Directions for this task -
Only the lines from the start of the data through the one containing "import plotly.graph_objects as go" belong in your answer; return them exactly.
[Start Dataset content]
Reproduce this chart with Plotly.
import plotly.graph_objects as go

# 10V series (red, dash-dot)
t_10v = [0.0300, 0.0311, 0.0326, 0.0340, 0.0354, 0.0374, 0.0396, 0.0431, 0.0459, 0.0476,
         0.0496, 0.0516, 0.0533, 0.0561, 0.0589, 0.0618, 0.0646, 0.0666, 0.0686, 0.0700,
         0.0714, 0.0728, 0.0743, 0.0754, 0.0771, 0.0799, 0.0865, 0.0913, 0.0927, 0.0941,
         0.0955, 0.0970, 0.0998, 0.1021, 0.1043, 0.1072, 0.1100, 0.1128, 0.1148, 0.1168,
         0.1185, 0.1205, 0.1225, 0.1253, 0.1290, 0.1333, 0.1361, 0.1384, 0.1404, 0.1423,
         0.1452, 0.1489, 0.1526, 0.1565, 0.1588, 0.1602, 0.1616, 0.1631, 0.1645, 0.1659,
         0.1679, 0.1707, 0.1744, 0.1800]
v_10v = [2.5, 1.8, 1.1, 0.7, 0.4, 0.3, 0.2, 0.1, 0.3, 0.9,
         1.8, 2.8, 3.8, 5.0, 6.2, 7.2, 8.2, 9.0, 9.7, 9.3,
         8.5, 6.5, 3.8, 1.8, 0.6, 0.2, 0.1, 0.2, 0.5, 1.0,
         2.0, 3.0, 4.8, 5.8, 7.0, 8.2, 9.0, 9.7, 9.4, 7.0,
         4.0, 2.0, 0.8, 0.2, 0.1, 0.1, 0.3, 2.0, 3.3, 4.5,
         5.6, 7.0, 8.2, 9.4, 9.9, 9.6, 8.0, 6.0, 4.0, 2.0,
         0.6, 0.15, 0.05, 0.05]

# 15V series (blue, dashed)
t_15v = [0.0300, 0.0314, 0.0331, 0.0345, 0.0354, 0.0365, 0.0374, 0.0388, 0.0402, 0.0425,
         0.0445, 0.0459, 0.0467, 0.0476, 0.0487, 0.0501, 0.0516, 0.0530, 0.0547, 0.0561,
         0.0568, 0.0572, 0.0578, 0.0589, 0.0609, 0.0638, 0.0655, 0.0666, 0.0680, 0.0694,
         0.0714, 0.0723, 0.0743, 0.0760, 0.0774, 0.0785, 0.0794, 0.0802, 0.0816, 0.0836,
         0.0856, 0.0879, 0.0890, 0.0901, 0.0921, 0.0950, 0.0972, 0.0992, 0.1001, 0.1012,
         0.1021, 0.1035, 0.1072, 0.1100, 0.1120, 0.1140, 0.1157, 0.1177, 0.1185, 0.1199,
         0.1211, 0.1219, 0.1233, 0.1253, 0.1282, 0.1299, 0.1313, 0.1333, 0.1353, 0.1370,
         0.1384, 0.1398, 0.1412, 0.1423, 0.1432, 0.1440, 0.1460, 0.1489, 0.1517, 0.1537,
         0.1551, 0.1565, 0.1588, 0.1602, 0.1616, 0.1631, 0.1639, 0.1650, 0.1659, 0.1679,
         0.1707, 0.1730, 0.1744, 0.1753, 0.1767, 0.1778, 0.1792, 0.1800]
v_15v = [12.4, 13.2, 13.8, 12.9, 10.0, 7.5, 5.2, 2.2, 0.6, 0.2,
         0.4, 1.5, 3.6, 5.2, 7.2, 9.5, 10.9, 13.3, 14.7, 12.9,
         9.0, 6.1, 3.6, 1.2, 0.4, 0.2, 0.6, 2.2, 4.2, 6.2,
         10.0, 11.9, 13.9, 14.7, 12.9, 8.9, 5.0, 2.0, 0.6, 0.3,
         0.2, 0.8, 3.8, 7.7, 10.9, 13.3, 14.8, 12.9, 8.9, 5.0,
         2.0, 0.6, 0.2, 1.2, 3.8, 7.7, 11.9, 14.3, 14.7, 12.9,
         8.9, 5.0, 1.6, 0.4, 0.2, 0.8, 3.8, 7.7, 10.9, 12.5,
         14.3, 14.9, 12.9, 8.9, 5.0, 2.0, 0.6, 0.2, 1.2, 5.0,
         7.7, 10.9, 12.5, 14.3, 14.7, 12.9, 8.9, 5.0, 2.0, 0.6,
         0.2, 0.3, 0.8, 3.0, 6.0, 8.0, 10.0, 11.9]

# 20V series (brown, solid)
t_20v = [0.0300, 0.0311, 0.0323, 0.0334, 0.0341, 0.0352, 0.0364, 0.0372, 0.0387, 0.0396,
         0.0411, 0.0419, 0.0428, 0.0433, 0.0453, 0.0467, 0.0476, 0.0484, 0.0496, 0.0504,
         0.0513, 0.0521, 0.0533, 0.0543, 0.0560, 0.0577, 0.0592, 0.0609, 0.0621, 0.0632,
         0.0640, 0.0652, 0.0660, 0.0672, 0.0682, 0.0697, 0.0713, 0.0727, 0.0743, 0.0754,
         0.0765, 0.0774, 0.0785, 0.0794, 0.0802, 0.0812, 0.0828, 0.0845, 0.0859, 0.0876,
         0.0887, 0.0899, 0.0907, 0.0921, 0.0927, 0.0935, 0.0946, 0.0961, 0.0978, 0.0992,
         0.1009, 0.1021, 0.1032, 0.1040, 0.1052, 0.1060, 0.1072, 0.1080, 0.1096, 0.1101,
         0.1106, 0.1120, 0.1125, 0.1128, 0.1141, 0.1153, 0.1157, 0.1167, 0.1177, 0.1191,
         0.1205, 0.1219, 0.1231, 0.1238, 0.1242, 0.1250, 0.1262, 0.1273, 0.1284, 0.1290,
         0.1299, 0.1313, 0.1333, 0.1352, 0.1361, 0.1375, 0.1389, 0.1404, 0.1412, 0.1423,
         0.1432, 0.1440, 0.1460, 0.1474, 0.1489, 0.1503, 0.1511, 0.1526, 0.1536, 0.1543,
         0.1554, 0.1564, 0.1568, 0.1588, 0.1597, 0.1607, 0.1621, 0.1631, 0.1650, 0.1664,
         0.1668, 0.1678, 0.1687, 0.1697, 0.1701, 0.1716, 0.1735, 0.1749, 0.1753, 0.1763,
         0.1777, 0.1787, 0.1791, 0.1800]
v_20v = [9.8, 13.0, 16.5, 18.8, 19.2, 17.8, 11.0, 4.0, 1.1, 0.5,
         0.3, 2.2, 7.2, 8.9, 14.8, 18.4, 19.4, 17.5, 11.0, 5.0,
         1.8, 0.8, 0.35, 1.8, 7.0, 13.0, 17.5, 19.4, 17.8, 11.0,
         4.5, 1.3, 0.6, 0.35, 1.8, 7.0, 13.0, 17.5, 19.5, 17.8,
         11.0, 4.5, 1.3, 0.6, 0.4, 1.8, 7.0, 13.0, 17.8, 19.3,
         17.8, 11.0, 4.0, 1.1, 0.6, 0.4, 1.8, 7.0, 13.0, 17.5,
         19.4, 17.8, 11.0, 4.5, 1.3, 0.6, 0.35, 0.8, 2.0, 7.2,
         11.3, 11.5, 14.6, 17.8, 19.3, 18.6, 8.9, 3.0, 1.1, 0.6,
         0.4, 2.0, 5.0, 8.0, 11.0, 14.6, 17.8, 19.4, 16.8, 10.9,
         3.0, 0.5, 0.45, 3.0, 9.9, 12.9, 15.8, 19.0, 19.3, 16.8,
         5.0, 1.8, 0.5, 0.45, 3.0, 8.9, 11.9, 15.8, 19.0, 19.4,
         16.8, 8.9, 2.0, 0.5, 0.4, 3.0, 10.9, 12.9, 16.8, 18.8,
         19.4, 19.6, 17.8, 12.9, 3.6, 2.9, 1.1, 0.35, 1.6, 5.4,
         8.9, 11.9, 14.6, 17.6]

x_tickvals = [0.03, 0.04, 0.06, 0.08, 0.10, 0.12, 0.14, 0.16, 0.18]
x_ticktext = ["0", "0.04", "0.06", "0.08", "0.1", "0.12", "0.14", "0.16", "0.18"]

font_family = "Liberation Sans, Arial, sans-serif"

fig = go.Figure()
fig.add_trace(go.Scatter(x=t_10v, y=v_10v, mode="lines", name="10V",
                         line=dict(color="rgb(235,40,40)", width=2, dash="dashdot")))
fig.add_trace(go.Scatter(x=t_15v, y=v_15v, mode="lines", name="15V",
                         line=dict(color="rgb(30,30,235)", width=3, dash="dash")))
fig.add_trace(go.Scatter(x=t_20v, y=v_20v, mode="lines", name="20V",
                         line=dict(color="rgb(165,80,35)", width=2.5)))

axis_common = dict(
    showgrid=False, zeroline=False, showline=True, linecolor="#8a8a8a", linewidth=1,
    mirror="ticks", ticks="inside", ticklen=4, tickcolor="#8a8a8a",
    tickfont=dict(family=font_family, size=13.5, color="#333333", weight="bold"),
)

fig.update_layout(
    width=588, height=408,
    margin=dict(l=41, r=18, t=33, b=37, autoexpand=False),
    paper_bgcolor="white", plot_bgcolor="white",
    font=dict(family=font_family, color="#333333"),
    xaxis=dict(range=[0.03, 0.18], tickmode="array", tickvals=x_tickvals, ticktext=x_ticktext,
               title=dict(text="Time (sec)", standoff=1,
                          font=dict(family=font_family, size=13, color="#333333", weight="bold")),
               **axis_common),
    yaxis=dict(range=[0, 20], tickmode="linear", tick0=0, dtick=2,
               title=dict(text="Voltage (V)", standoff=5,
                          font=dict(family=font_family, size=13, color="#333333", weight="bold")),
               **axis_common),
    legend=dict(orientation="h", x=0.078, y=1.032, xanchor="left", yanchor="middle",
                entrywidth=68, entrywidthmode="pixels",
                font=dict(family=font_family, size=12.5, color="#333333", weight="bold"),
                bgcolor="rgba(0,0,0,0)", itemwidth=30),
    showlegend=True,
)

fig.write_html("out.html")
[End Dataset content]
Correct response -
Reproduce this chart with Plotly.
import plotly.graph_objects as go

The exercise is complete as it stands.